The best guess we have so far for a Nintendo Switch 2 retail price is around $US400 – for Aussies, that’s just about $600AUD. That’s the prediction of Dr. Serkan Toto, although it’s fair to say it’s a guess. A reasonable guess, given the original Switch launched at $US300 in 2017, and inflation alone puts that at $US375 today.

You may have noticed that when we’ve mentioned the rumours of an 8-inch LCD screen on the Nintendo Switch 2, there’s no mention of an OLED version, as was later launched for the Switch. Given that, should this prove accurate, the new Nintendo Switch device’s screen will be nearly two inches larger than the previous generation, Nintendo is likely picking LCD to keep down costs at launch, with intentions of launching a version of the Switch 2 with a fancier screen a couple of years down the track.

Will a Nintendo Switch 2 be backward compatible?

Nintendo Switch 2
Image: Nintendo

Sorry to be Captain Clickbait, but we don’t yet know if the Nintendo Switch 2 will be backward compatible. Nintendo has only once previously released a backward-compatible console: the Wii U. Even the 3DS wouldn’t play DS cartridges, and the dramatic cartridge shifts between other devices have ensured it’s impossible.

Yet, it just feels so unlikely it won’t be this time. As Switch sales are predicted to collapse in 2024, Nintendo will be desperate for customers to want to buy a new Nintendo device, and telling them their entire catalogue of games is now useless to them doesn’t feel like the right move.
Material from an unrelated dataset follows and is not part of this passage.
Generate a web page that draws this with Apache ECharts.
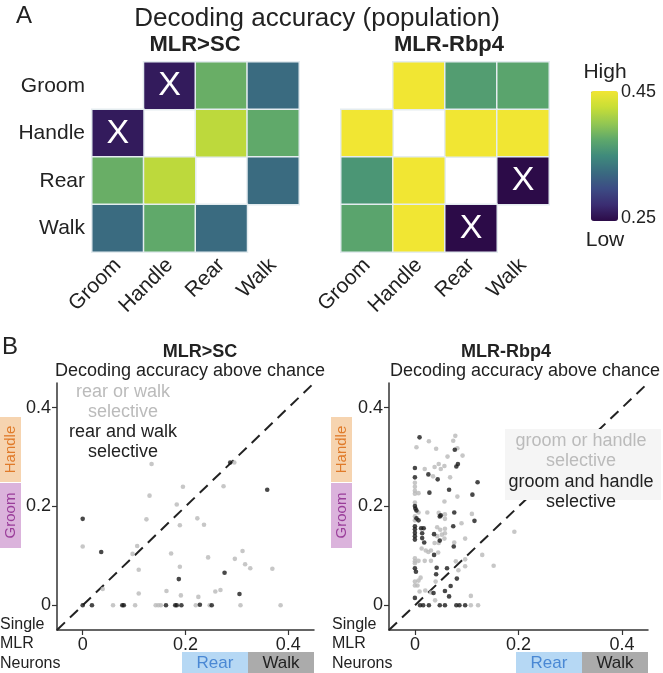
<!DOCTYPE html>
<html><head><meta charset="utf-8">
<script src="https://cdn.jsdelivr.net/npm/echarts@6/dist/echarts.min.js"></script>
<style>html,body{margin:0;padding:0;background:#fff}#c{width:663px;height:673px}</style>
</head><body><div id="c"></div>
<script>
// ---------- data ----------
const behaviors = ['Groom', 'Handle', 'Rear', 'Walk'];
// rows (y, top to bottom) x columns (x); null = diagonal, no cell
const accMLRSC = [
  [null, 0.262, 0.380, 0.325],
  [0.262, null, 0.420, 0.376],
  [0.380, 0.420, null, 0.325],
  [0.325, 0.376, 0.325, null]
];
const accRbp4 = [
  [null, 0.45, 0.366, 0.372],
  [0.45, null, 0.45, 0.45],
  [0.360, 0.45, null, 0.25],
  [0.372, 0.45, 0.25, null]
];
const xMarksMLRSC = [[1, 0], [0, 1]];   // [column, row]
const xMarksRbp4 = [[3, 2], [2, 3]];
const colorRange = [0.25, 0.45];
const colorStops = ['#2c0b48', '#3b2d72', '#3c4c84', '#3a6b80', '#3f8a7c', '#5ea86b', '#93c752', '#c8de36', '#f1e633'];

const scatterRange = [-0.05, 0.45];
const scatterTicks = [0, 0.2, 0.4];
const diagonal = [[-0.05, -0.05], [0.45, 0.45]];

// MLR>SC: gray = rear OR walk selective, black = rear AND walk selective
const scOr = [
  [0.134, 0.286], [0.295, 0.289], [0.195, 0.240], [0.274, 0.241], [0.130, 0.222], [0.183, 0.204],
  [0.124, 0.174], [0.223, 0.176], [0.236, 0.163], [0.189, 0.162], [0.000, 0.119], [0.106, 0.120],
  [0.097, 0.104], [0.172, 0.105], [0.311, 0.110], [0.244, 0.097], [0.296, 0.094], [0.316, 0.083],
  [0.326, 0.075], [0.369, 0.074], [0.109, 0.072], [0.189, 0.078], [0.039, 0.033], [0.109, 0.024],
  [0.163, 0.029], [0.191, 0.020], [0.225, 0.017], [0.258, 0.028], [0.268, 0.031], [0.059, 0],
  [0.102, 0], [0.142, 0], [0.147, 0], [0.152, 0], [0.220, 0], [0.247, 0], [0.307, 0], [0.385, 0]
];
const scAnd = [
  [0.287, 0.289], [0.359, 0.234], [0.000, 0.175], [0.036, 0.108], [0.276, 0.066], [0.187, 0.053],
  [0.305, 0.023], [0.000, 0], [0.018, 0], [0.077, 0], [0.080, 0], [0.162, 0], [0.180, 0],
  [0.183, 0], [0.192, 0], [0.228, 0.001], [0.251, 0]
];
// MLR-Rbp4: gray = groom OR handle selective, black = groom AND handle selective
const rbOr = [
  [0.078, 0.343], [0.027, 0.332], [0.074, 0.333], [0.003, 0.320], [0.041, 0.317], [0.082, 0.318],
  [0.092, 0.303], [0.063, 0.301], [0.019, 0.276], [0.038, 0.280], [0.046, 0.286], [0.050, 0.276],
  [0.057, 0.282], [0.035, 0.261], [0.068, 0.259], [0.000, 0.248], [0.000, 0.240], [0.000, 0.232],
  [0.000, 0.226], [0.007, 0.227], [0.057, 0.210], [0.082, 0.220], [0.000, 0.208], [0.007, 0.188],
  [0.024, 0.188], [0.046, 0.187], [0.058, 0.184], [0.058, 0.175], [0.110, 0.185], [0.000, 0.180],
  [0.000, 0.172], [0.090, 0.166], [0.043, 0.158], [0.049, 0.153], [0.058, 0.155], [0.052, 0.143],
  [0.058, 0.146], [0.043, 0.140], [0.038, 0.126], [0.046, 0.126], [0.057, 0.135], [0.076, 0.127],
  [0.097, 0.135], [0.192, 0.149], [0.013, 0.115], [0.021, 0.111], [0.026, 0.108], [0.031, 0.111],
  [0.045, 0.107], [0.130, 0.102], [0.000, 0.095], [0.000, 0.089], [0.000, 0.085], [0.007, 0.090],
  [0.019, 0.090], [0.031, 0.090], [0.079, 0.089], [0.097, 0.093], [0.152, 0.080], [0.084, 0.071],
  [0.097, 0.079], [0.000, 0.048], [0.007, 0.050], [0.011, 0.056], [0.040, 0.048], [0.000, 0.040],
  [0.005, 0.040], [0.020, 0.030], [0.031, 0.026], [0.009, 0.028], [0.039, 0.010], [0.108, 0.019],
  [0.108, 0], [0.122, 0]
];
const rbAnd = [
  [0.009, 0.340], [0.077, 0.315], [0.083, 0.286], [0.080, 0.281], [0.000, 0.278], [0.026, 0.265],
  [0.000, 0.259], [0.044, 0.255], [0.121, 0.249], [0.028, 0.228], [0.066, 0.234], [0.111, 0.224],
  [0.000, 0.201], [0.001, 0.196], [0.003, 0.192], [0.076, 0.188], [0.050, 0.182], [0.048, 0.180],
  [0.003, 0.176], [0.007, 0.172], [0.115, 0.171], [0.000, 0.160], [0.000, 0.154], [0.000, 0.147],
  [0.000, 0.140], [0.000, 0.133], [0.012, 0.156], [0.017, 0.156], [0.014, 0.146], [0.014, 0.136],
  [0.018, 0.127], [0.074, 0.160], [0.037, 0.144], [0.048, 0.131], [0.075, 0.119], [0.037, 0.102],
  [0.000, 0.075], [0.002, 0.068], [0.042, 0.076], [0.062, 0.075], [0.041, 0.063], [0.081, 0.054],
  [0.069, 0.039], [0.036, 0.025], [0.058, 0.029], [0.066, 0.018], [0.000, 0.015], [0.010, 0],
  [0.016, 0], [0.027, 0], [0.048, 0], [0.058, 0], [0.080, 0], [0.086, 0], [0.097, 0]
];

// ---------- chart ----------
const FONT = '"Liberation Sans", Arial, Helvetica, sans-serif';
const chart = echarts.init(document.getElementById('c'));

function heatData(m, marks) {
  const out = [];
  m.forEach((row, r) => row.forEach((v, c) => {
    if (v == null) return;
    const isX = marks.some(p => p[0] === c && p[1] === r);
    out.push(isX ? { value: [c, r, v], label: { show: true } } : [c, r, v]);
  }));
  return out;
}
function heatX(i) {
  return { gridIndex: i, type: 'category', data: behaviors, axisLine: { show: false }, axisTick: { show: false },
    splitLine: { show: false },
    axisLabel: { rotate: 45, fontSize: 21, color: '#222', margin: 10, fontFamily: FONT } };
}
function heatY(i, showLabel) {
  return { gridIndex: i, type: 'category', data: behaviors, inverse: true, axisLine: { show: false },
    axisTick: { show: false }, splitLine: { show: false },
    axisLabel: { show: showLabel, fontSize: 21, color: '#222', margin: 7, fontFamily: FONT } };
}
function valAxis(i, showLabel) {
  return { gridIndex: i, type: 'value', min: scatterRange[0], max: scatterRange[1],
    axisLine: { show: true, onZero: false, lineStyle: { color: '#333', width: 1.5 } },
    axisTick: { show: true, customValues: scatterTicks, length: 5, lineStyle: { color: '#333', width: 1.2 } },
    axisLabel: { show: showLabel, customValues: scatterTicks, fontSize: 18, color: '#222', margin: 6, fontFamily: FONT },
    splitLine: { show: false } };
}
function heatSeries(i, m, marks) {
  return { type: 'heatmap', xAxisIndex: i, yAxisIndex: i, data: heatData(m, marks),
    itemStyle: { borderColor: '#e4ecef', borderWidth: 1.5 },
    label: { show: false, formatter: 'X', color: '#fff', fontSize: 34, fontFamily: FONT },
    emphasis: { disabled: true }, silent: true };
}
function dots(i, data, color) {
  return { type: 'scatter', xAxisIndex: i, yAxisIndex: i, data: data, symbolSize: 4.6,
    itemStyle: { color: color }, silent: true, z: 3 };
}
function diag(i) {
  return { type: 'line', xAxisIndex: i, yAxisIndex: i, data: diagonal, showSymbol: false, symbol: 'none',
    lineStyle: { color: '#222', width: 2, type: [11, 7] }, silent: true, z: 2 };
}
function txt(text, x, y, size, opts) {
  opts = opts || {};
  return { type: 'text', z: 101, x: x, y: y, rotation: opts.rot || 0,
    style: { text: text, fill: opts.color || '#222', font: (opts.bold ? 'bold ' : '') + size + 'px ' + FONT,
      align: opts.align || 'center', verticalAlign: 'middle', lineHeight: opts.lh || size } };
}
function box(x, y, w, h, fill) {
  return { type: 'rect', z: 100, shape: { x: x, y: y, width: w, height: h }, style: { fill: fill } };
}

const graphics = [
  txt('A', 24, 16, 24),
  txt('Decoding accuracy (population)', 317, 19, 26),
  txt('MLR>SC', 195, 45, 22, { bold: true }),
  txt('MLR-Rbp4', 449, 45, 22, { bold: true }),
  txt('High', 605, 72, 21),
  txt('Low', 605, 240, 21),
  txt('B', 10, 347, 24),
  txt('MLR>SC', 200, 352, 18, { bold: true }),
  txt('Decoding accuracy above chance', 190, 371, 18),
  txt('MLR-Rbp4', 506, 352, 18, { bold: true }),
  txt('Decoding accuracy above chance', 525, 371, 18),
  txt('rear or walk', 123, 392, 18, { color: '#bbbbbb' }),
  txt('selective', 123, 412, 18, { color: '#bbbbbb' }),
  txt('rear and walk', 123, 432, 18),
  txt('selective', 123, 452, 18),
  box(505, 429, 156, 71, '#f5f5f5'),
  txt('groom or handle', 581, 441, 18, { color: '#bbbbbb' }),
  txt('selective', 581, 461, 18, { color: '#bbbbbb' }),
  txt('groom and handle', 581, 482, 18),
  txt('selective', 581, 502, 18),
  // side label boxes
  box(0, 417, 21, 65, '#f6d4b0'), txt('Handle', 10.5, 449.5, 15, { color: '#e07b2a', rot: Math.PI / 2 }),
  box(0, 483, 21, 65, '#dbb3dc'), txt('Groom', 10.5, 515.5, 15, { color: '#9a3d9a', rot: Math.PI / 2 }),
  box(331, 417, 21, 65, '#f6d4b0'), txt('Handle', 341.5, 449.5, 15, { color: '#e07b2a', rot: Math.PI / 2 }),
  box(331, 483, 21, 65, '#dbb3dc'), txt('Groom', 341.5, 515.5, 15, { color: '#9a3d9a', rot: Math.PI / 2 }),
  // bottom label boxes
  box(182, 652, 66, 21, '#b6d8f4'), txt('Rear', 215, 663, 17, { color: '#4a88d4' }),
  box(248, 652, 66, 21, '#ababab'), txt('Walk', 281, 663, 17),
  box(516, 652, 66, 21, '#b6d8f4'), txt('Rear', 549, 663, 17, { color: '#4a88d4' }),
  box(582, 652, 66, 21, '#ababab'), txt('Walk', 615, 663, 17),
  txt('Single\nMLR\nNeurons', 0, 644, 16, { align: 'left', lh: 19.5 }),
  txt('Single\nMLR\nNeurons', 332, 644, 16, { align: 'left', lh: 19.5 })
];

const option = {
  animation: false,
  backgroundColor: '#fff',
  textStyle: { fontFamily: FONT },
  grid: [
    { left: 92, top: 62, width: 207, height: 190 },
    { left: 341, top: 62, width: 208, height: 190 },
    { left: 57, top: 383, width: 257, height: 247 },
    { left: 389, top: 383, width: 259, height: 247 },
    { left: 591, top: 92, width: 27, height: 126 }
  ],
  xAxis: [heatX(0), heatX(1), valAxis(2, true), valAxis(3, true),
    { gridIndex: 4, type: 'value', show: false, min: 0, max: 1 }],
  yAxis: [heatY(0, true), heatY(1, false), valAxis(2, true), valAxis(3, true),
    { gridIndex: 4, type: 'value', position: 'right', min: colorRange[0], max: colorRange[1],
      axisLine: { show: false }, splitLine: { show: false },
      axisTick: { show: true, customValues: colorRange, length: 5, lineStyle: { color: '#222', width: 1.2 } },
      axisLabel: { customValues: colorRange, fontSize: 18, color: '#222', margin: 3, fontFamily: FONT,
        formatter: v => v.toFixed(2) } }],
  visualMap: {
    type: 'continuous', min: colorRange[0], max: colorRange[1], seriesIndex: [0, 1], dimension: 2,
    inRange: { color: colorStops }, orient: 'vertical', left: 591, top: 91, itemWidth: 27, itemHeight: 130,
    calculable: false, padding: 0, text: null, hoverLink: false
  },
  series: [
    heatSeries(0, accMLRSC, xMarksMLRSC),
    heatSeries(1, accRbp4, xMarksRbp4),
    diag(2), dots(2, scOr, '#b9b9b9'), dots(2, scAnd, '#1a1a1a'),
    diag(3), dots(3, rbOr, '#b9b9b9'), dots(3, rbAnd, '#1a1a1a')
  ],
  graphic: graphics
};
chart.setOption(option);
</script></body></html>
Especially given how user-friendly the Xbox Series and PS5 have been in this regard.

In a very rare acknowledgement of the concept of there being anything beyond the Switch, Nintendo’s U.S. president Doug Bowser said last October, speaking about an intention to likely allow users to keep using the same Nintendo account in the future, that the company wanted to “help ease that process or transition.”

Just sharing an account between devices is such a novelty for Nintendo; it does offer some hope that perhaps our games and progress might be “eased” over to the next Nintendo console, too.